◆ What you are asked to do:
Scan the records below for the line with "Rebuild this diagram" and the line with "minimum height=54pt, rounded", and retype that range exactly, both ends included, pictures excepted.

◆ Data to use:

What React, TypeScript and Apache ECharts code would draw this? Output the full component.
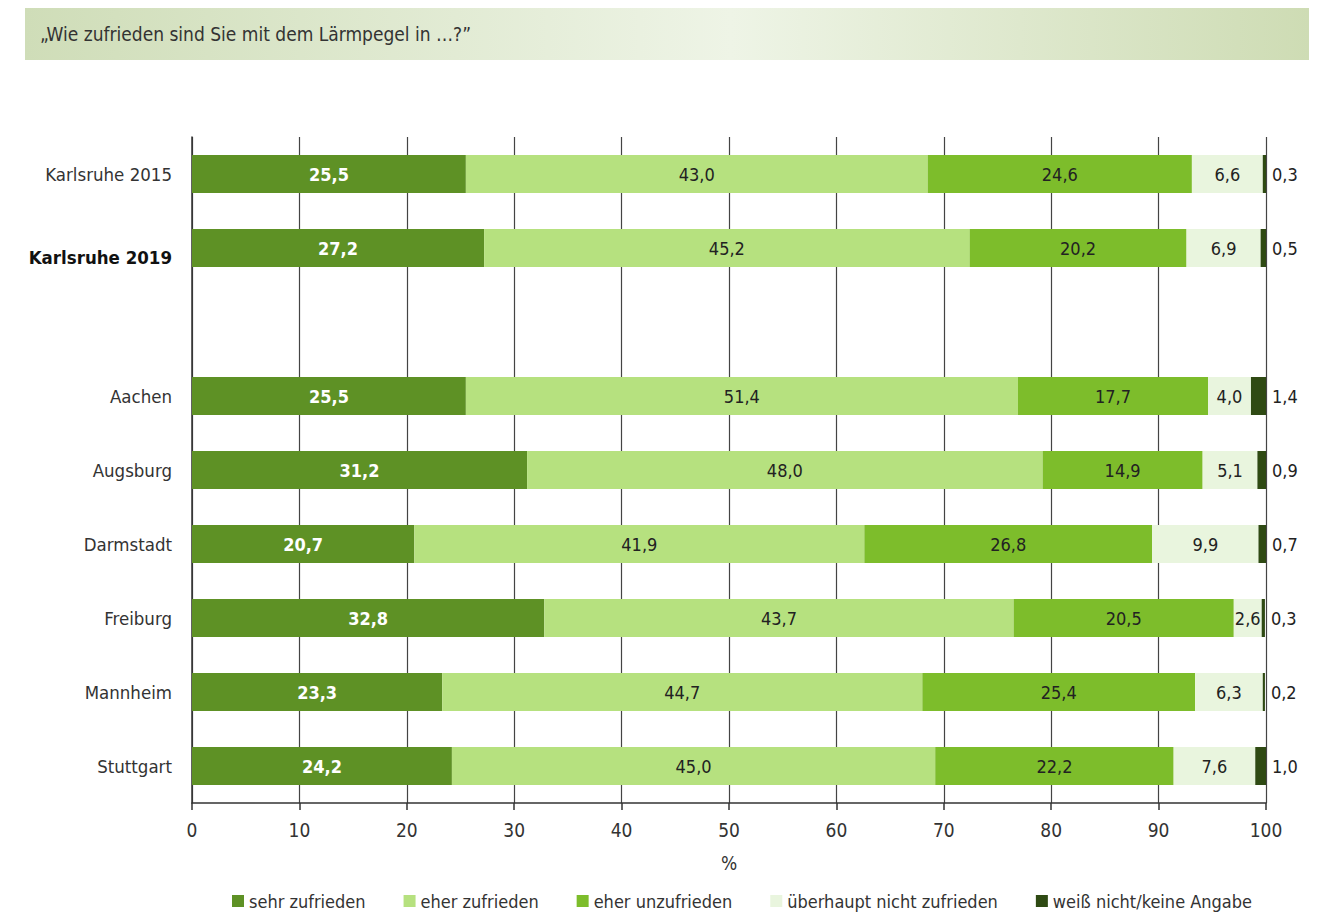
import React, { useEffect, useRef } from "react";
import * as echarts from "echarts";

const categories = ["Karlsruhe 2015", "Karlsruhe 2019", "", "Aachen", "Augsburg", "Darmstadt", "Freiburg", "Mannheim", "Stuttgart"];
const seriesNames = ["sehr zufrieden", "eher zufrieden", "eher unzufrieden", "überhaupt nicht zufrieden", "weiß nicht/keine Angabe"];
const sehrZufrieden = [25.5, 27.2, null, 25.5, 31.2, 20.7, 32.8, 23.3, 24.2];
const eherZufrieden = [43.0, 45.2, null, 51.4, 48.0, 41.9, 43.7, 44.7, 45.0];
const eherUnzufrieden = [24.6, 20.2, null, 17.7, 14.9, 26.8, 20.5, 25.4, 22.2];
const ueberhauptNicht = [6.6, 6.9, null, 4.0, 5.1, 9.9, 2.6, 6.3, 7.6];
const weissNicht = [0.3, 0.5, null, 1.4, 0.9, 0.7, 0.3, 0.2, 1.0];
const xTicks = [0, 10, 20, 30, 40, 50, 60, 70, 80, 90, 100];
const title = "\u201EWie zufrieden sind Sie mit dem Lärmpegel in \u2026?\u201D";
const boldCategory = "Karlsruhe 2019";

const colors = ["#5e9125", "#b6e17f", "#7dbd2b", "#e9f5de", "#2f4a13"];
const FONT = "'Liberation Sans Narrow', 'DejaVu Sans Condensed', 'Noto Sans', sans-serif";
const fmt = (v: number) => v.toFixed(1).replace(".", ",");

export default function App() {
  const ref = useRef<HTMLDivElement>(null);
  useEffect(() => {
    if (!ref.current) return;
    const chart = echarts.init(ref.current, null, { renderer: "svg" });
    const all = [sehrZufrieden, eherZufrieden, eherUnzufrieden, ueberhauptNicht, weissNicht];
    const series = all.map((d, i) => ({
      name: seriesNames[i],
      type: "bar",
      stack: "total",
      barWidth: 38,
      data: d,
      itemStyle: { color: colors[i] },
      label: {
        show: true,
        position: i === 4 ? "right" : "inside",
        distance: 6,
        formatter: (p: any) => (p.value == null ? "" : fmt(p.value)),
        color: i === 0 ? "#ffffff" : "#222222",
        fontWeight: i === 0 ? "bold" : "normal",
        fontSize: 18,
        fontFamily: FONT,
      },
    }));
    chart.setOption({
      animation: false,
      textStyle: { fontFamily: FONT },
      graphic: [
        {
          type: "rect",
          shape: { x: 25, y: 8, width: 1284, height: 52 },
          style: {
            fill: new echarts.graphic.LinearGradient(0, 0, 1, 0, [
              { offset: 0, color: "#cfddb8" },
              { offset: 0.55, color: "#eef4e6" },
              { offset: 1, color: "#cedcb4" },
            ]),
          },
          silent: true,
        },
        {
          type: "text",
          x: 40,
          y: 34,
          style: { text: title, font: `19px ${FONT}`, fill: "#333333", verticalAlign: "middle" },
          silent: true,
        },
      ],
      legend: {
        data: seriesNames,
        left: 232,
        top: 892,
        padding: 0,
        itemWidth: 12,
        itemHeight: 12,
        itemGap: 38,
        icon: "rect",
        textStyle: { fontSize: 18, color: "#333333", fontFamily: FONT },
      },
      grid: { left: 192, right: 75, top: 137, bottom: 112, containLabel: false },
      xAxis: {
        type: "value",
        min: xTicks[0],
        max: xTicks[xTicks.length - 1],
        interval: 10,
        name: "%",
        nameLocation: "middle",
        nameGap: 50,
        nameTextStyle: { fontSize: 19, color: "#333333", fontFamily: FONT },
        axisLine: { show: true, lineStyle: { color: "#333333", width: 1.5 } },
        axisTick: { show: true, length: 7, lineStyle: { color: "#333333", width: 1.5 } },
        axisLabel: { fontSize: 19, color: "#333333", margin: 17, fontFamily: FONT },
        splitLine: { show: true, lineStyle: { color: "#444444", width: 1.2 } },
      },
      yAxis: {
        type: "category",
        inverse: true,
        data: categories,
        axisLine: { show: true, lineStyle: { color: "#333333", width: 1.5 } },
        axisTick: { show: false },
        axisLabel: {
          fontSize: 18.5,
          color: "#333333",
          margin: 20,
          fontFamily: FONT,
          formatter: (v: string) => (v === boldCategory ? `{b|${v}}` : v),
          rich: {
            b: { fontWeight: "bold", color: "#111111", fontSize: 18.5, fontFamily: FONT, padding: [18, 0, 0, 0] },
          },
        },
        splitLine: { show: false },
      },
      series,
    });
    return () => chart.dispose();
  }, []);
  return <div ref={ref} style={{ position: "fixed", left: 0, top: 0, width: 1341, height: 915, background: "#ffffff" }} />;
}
---
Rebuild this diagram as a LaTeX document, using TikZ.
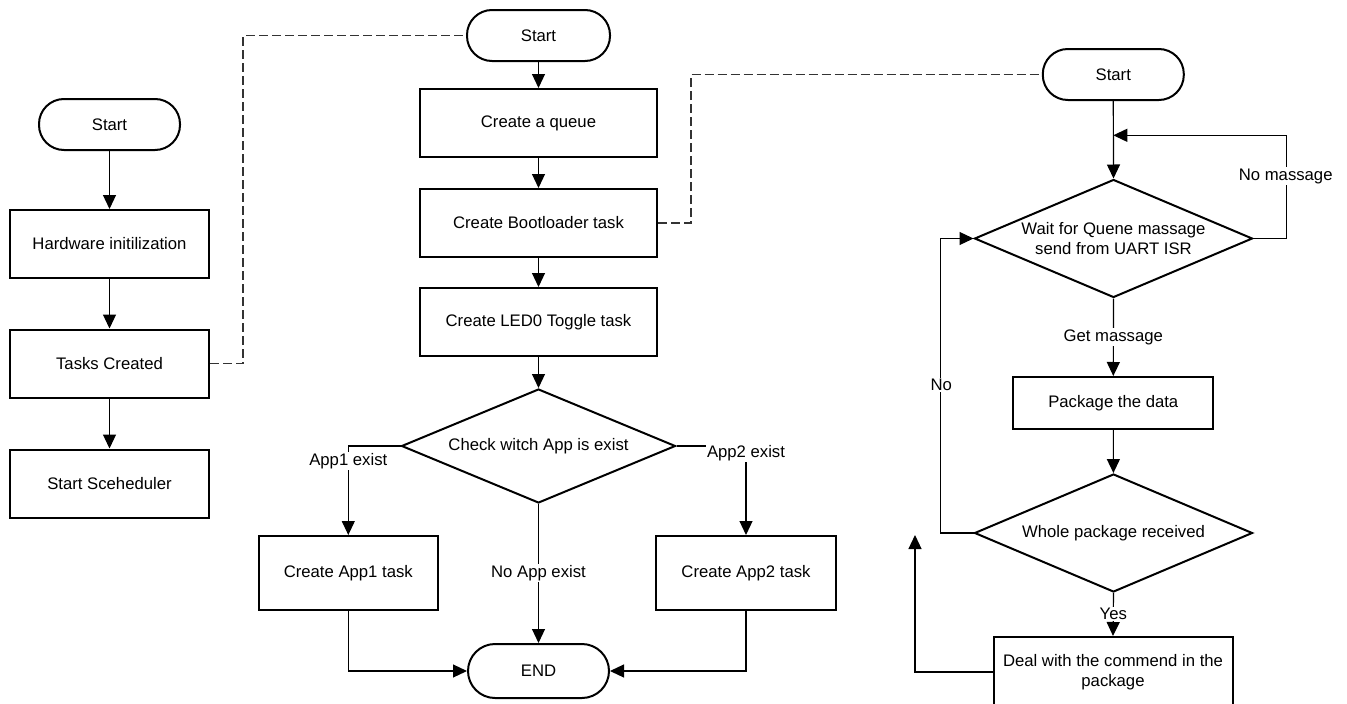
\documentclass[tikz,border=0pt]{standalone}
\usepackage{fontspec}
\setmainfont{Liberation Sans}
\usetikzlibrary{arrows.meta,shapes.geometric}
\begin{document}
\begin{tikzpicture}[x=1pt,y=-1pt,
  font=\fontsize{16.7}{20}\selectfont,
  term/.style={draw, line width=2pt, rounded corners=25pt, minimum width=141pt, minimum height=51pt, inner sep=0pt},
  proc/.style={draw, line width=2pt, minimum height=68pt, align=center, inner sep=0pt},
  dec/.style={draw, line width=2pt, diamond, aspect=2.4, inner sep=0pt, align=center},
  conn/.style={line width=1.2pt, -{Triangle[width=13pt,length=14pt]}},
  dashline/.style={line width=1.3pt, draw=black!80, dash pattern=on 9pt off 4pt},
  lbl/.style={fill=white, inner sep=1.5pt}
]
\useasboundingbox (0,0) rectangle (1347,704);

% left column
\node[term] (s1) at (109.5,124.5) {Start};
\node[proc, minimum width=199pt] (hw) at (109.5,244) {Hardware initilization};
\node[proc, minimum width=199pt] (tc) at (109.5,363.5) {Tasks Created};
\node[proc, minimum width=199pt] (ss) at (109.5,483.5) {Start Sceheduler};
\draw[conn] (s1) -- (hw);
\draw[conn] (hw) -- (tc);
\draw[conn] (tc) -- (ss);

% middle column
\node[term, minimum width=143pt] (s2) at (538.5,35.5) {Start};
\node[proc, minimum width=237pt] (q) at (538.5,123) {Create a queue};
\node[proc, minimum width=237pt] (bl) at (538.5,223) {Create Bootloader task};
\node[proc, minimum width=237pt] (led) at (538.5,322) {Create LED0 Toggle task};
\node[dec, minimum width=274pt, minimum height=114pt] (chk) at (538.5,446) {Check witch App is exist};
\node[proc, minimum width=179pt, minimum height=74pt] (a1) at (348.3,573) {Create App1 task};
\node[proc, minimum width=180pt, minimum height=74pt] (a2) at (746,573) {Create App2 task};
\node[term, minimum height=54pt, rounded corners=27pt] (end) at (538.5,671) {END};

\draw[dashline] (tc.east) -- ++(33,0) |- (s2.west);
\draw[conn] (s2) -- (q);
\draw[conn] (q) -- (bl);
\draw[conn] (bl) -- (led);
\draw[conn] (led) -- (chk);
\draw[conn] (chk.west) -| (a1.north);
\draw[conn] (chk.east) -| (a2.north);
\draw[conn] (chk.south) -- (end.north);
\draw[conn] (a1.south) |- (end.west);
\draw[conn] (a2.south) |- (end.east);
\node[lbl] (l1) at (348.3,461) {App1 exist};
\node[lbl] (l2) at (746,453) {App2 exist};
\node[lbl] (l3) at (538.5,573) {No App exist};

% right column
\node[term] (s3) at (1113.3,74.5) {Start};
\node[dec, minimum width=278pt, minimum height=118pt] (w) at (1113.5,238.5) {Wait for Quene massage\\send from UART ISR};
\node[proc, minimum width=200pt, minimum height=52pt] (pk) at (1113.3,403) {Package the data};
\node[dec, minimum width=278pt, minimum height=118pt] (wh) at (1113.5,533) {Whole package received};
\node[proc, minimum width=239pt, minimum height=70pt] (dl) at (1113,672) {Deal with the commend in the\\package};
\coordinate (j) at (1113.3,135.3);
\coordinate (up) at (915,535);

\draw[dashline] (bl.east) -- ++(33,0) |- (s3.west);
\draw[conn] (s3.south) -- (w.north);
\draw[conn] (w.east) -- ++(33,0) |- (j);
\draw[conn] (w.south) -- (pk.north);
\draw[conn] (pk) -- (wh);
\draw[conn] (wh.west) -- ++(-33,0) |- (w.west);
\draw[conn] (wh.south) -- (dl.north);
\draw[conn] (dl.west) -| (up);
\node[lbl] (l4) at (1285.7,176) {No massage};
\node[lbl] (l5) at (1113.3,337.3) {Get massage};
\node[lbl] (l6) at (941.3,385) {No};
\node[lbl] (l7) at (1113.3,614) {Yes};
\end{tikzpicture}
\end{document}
* * *
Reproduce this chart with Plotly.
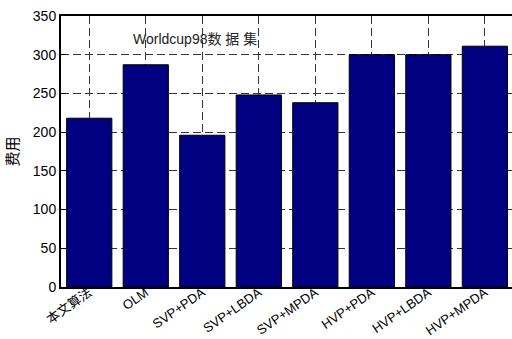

◆ The solution:
Rebuild this diagram as a LaTeX document, using TikZ.
\documentclass[tikz,border=0pt]{standalone}
\usepackage{fontspec}
\setmainfont{Liberation Sans}
\usetikzlibrary{arrows.meta,shapes.geometric}
\begin{document}
\begin{tikzpicture}[x=1pt,y=-1pt,
  font=\fontsize{16.7}{20}\selectfont,
  term/.style={draw, line width=2pt, rounded corners=25pt, minimum width=141pt, minimum height=51pt, inner sep=0pt},
  proc/.style={draw, line width=2pt, minimum height=68pt, align=center, inner sep=0pt},
  dec/.style={draw, line width=2pt, diamond, aspect=2.4, inner sep=0pt, align=center},
  conn/.style={line width=1.2pt, -{Triangle[width=13pt,length=14pt]}},
  dashline/.style={line width=1.3pt, draw=black!80, dash pattern=on 9pt off 4pt},
  lbl/.style={fill=white, inner sep=1.5pt}
]
\useasboundingbox (0,0) rectangle (1347,704);

% left column
\node[term] (s1) at (109.5,124.5) {Start};
\node[proc, minimum width=199pt] (hw) at (109.5,244) {Hardware initilization};
\node[proc, minimum width=199pt] (tc) at (109.5,363.5) {Tasks Created};
\node[proc, minimum width=199pt] (ss) at (109.5,483.5) {Start Sceheduler};
\draw[conn] (s1) -- (hw);
\draw[conn] (hw) -- (tc);
\draw[conn] (tc) -- (ss);

% middle column
\node[term, minimum width=143pt] (s2) at (538.5,35.5) {Start};
\node[proc, minimum width=237pt] (q) at (538.5,123) {Create a queue};
\node[proc, minimum width=237pt] (bl) at (538.5,223) {Create Bootloader task};
\node[proc, minimum width=237pt] (led) at (538.5,322) {Create LED0 Toggle task};
\node[dec, minimum width=274pt, minimum height=114pt] (chk) at (538.5,446) {Check witch App is exist};
\node[proc, minimum width=179pt, minimum height=74pt] (a1) at (348.3,573) {Create App1 task};
\node[proc, minimum width=180pt, minimum height=74pt] (a2) at (746,573) {Create App2 task};
\node[term, minimum height=54pt, rounded corners=27pt] (end) at (538.5,671) {END};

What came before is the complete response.